Running your multi-player game protocol over HTTP, using cookies to record the session, and polling for updates, just so you can say you’re being RESTful (and "simpler"?) is a terrible terrible idea, because if the semantics of your app stay the same, you basically have equally complex logic, now with several layers of indirection and overhead tossed in for no reason.

> For a RESTful function call service, each function would be a resource, and the functions would be required not to have side-effects

Okay, I want my function call to be "I just captured your queen with my rook, and you'd better find out about it because it's now your turn". How does that work exactly?

DougWebb · on Oct 22, 2009

I didn't say that everything was a client/server type of interaction; I said that client/server interactions are more common than bi-directional client/client interactions. You've provided a list of client/client protocols, which is great, but I still think client/server is much more common.

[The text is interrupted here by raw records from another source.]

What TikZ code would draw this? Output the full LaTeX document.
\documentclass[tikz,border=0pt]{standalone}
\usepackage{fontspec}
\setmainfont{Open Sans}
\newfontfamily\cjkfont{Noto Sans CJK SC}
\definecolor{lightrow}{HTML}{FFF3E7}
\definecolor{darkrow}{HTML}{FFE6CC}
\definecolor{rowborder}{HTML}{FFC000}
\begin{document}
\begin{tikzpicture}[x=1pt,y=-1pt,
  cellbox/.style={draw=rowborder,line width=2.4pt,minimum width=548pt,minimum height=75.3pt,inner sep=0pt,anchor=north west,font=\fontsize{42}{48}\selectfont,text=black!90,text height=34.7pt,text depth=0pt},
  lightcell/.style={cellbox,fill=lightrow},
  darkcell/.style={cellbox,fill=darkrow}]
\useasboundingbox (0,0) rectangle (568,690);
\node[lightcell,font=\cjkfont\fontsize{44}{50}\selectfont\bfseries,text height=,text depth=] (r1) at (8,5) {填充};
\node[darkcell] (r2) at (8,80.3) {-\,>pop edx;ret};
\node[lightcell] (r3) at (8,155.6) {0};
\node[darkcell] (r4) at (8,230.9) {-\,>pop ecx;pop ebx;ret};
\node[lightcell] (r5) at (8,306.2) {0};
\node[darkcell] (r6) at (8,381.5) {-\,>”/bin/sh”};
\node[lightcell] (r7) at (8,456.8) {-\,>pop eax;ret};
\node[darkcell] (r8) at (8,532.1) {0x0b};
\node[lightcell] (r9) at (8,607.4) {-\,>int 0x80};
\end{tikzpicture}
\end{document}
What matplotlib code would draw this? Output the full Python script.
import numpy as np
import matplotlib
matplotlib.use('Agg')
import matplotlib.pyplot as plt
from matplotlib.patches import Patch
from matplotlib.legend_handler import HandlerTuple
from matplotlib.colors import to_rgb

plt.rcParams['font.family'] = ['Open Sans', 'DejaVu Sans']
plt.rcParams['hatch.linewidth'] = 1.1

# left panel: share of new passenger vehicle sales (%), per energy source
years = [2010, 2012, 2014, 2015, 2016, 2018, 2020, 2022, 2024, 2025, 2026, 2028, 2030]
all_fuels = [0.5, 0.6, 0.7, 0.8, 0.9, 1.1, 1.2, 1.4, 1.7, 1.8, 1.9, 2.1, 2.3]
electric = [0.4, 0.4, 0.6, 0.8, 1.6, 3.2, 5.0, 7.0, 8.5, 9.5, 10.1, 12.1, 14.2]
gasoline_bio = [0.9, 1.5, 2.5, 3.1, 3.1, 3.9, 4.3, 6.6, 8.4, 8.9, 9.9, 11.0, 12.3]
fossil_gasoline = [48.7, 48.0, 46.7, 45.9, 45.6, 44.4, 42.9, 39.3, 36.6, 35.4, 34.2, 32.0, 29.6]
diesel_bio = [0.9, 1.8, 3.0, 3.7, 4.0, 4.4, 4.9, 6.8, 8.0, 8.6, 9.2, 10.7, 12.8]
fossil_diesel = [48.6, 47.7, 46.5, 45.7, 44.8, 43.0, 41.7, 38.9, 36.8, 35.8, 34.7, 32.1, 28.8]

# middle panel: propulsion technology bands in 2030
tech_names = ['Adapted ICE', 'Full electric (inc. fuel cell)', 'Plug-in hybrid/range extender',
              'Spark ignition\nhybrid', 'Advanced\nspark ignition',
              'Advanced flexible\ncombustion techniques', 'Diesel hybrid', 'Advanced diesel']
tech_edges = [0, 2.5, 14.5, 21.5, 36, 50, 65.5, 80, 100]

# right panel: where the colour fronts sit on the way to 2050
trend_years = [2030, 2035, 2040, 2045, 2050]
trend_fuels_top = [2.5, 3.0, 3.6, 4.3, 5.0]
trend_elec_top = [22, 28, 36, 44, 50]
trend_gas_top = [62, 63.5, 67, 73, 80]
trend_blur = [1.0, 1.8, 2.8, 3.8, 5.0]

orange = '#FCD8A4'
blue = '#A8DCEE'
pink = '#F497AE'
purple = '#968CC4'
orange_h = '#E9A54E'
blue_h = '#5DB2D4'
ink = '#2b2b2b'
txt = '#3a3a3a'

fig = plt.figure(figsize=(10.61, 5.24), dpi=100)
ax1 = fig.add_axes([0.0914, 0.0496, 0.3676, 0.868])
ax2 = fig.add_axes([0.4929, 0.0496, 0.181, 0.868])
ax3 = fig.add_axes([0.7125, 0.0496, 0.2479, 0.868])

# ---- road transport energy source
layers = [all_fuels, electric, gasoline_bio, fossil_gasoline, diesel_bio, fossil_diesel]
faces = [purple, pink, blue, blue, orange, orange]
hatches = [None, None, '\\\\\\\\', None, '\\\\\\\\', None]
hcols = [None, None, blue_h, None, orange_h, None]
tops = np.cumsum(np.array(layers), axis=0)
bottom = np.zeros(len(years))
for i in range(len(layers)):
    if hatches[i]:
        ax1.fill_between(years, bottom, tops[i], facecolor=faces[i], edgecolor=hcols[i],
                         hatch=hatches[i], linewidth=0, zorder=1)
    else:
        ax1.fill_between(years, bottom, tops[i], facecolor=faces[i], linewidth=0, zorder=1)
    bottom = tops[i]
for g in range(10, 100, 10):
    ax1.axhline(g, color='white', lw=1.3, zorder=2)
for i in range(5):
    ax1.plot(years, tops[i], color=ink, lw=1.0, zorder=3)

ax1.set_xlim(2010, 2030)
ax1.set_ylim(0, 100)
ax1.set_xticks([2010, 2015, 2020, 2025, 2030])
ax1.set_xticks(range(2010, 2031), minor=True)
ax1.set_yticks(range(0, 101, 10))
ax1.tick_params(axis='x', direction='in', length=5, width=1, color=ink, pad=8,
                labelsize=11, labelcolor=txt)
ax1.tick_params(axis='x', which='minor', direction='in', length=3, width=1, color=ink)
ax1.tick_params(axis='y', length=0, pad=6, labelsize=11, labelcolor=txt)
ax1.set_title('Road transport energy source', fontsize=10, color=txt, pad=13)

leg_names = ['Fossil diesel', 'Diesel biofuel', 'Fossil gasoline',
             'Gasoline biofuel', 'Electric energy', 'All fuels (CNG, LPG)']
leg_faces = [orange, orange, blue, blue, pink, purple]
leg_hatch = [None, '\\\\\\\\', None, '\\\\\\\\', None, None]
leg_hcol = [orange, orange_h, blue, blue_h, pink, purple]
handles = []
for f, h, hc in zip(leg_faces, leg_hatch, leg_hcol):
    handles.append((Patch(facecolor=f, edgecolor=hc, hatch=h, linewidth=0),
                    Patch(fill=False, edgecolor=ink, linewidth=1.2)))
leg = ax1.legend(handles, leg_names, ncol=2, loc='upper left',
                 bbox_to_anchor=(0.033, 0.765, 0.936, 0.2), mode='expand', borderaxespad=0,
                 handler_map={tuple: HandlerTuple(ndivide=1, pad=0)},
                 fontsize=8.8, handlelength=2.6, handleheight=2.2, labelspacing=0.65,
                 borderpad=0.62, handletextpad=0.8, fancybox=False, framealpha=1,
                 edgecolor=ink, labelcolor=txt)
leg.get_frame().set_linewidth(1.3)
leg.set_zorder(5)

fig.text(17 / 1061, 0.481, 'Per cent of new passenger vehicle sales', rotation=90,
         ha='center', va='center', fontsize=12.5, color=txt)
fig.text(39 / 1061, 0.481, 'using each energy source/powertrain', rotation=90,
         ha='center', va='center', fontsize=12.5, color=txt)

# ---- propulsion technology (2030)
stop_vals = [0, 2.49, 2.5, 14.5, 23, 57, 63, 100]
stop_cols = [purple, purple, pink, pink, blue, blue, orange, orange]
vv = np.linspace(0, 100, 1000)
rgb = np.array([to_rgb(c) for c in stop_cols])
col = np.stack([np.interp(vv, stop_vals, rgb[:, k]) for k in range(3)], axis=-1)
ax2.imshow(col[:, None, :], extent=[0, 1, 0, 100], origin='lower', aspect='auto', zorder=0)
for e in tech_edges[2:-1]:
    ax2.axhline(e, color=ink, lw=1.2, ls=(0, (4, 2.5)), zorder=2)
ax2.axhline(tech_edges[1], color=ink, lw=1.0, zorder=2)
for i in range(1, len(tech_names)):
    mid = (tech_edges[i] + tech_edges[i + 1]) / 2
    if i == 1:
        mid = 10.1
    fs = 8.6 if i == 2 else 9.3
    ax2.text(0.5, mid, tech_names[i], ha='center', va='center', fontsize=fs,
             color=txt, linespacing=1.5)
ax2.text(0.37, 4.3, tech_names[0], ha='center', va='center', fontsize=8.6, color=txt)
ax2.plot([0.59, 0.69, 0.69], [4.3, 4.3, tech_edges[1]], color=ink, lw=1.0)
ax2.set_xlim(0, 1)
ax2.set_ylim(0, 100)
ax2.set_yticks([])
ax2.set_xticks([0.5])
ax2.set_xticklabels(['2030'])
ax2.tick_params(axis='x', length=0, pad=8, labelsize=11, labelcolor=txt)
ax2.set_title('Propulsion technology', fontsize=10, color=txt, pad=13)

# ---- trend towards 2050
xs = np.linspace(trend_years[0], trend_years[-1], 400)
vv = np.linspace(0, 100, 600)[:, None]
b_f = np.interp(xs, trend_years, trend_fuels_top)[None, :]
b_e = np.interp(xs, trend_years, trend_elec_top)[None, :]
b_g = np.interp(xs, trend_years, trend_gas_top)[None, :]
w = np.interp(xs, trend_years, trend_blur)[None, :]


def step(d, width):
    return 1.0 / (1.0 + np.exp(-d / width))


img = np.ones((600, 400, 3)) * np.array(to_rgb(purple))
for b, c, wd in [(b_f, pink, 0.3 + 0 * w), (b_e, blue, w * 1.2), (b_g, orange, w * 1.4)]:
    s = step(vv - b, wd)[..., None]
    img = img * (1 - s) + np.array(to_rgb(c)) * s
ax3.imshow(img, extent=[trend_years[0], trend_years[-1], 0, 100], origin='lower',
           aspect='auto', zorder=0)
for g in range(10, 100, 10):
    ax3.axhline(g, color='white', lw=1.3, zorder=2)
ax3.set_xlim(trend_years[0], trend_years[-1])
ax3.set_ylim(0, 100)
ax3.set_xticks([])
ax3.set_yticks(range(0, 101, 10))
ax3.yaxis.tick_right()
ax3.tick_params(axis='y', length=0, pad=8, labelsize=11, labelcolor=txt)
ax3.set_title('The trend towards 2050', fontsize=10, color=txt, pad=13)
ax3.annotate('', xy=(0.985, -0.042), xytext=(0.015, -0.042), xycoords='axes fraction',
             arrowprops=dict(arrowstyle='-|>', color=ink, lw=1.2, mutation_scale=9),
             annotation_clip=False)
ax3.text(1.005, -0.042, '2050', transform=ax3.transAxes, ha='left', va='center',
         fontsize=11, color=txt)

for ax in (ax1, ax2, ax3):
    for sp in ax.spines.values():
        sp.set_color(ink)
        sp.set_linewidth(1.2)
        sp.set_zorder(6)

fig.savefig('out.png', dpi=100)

For client/client, you're right: HTTP is not appropriate. If you can stomach the XML Jabber (aka XMPP, right?) looked like a good general-purpose bi-directional protocol, and if I'm not mistaken that's what Google Wave is using. If you don't want to pay the XML parsing/serializing overhead, other protocols are available, and maybe that's why BERT-RPC was created. My original point was simply that, depending upon the requirements, the existing HTTP protocol might be sufficient for the kind of interaction needed and it's supported by a rich infrastructure.